The $N$-achromat and beyond: a unified variational framework for optimal chromatic aberration correction

TL;DR

This paper introduces a unified variational framework for optimizing chromatic aberration correction in lens systems, enabling correction of multiple spectral lines and tailored optical designs with theoretical guarantees.

Contribution

It presents a novel variational approach that generalizes chromatic correction, including the pentachromat, and allows for customized, highly specialized optical system designs.

Findings

The pentachromat corrects five spectral lines effectively.

The variational formulation significantly reduces residual spectrum.
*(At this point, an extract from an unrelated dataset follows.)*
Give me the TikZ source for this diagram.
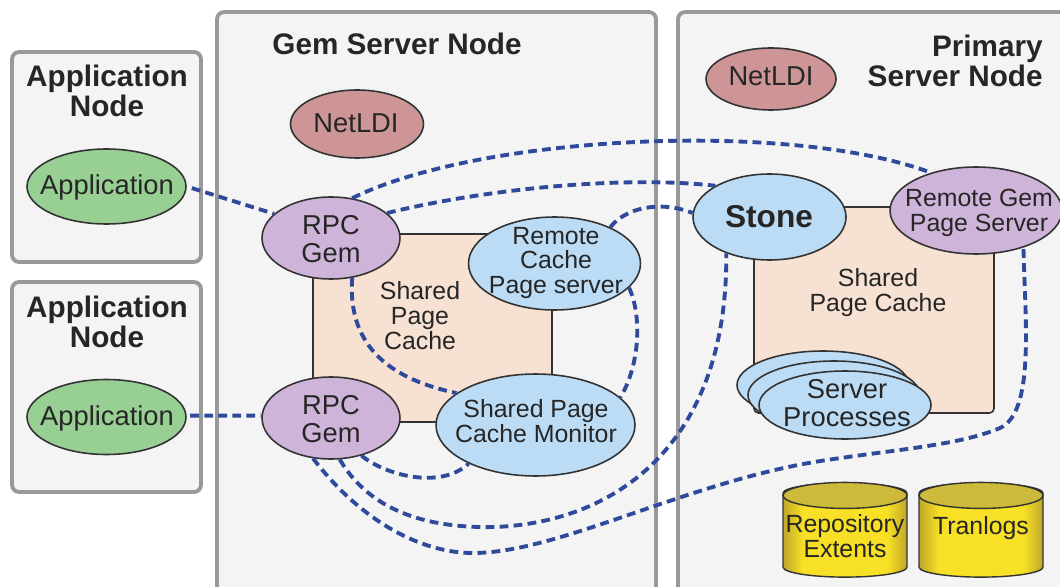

Coupling with combinatorial search optimizes glass selection and geometry.

Abstract

In this article, we present novel and effective methods for reducing chromatic aberrations in cemented lens systems. We derive an analytical solution coined the pentachromat, which corrects five distinct colors. This method can naturally be extended to accommodate an arbitrary number of lenses and to correct for a customized selection of spectral lines. Since correcting for specific rays rather than the entire residual spectrum can overconstrain the system, we introduce a variational formulation. This approach tames the residual spectrum by several orders of magnitude compared to conventional designs like the superachromat, while giving theoretical guarantees to reach the optimal solutions. Furthermore, this innovative methodology opens up previously uncharted design possibilities, such as multiple-focal-length achromatic systems. This allows for the selection of specific optical powers paired with desired bandwidths, enabling the design of highly specialized and tailored optical systems. Finally, we couple our variational framework with a combinatorial search, allowing to find the type of glasses and their geometry such that it reaches the best residual spectrum over an available catalogue.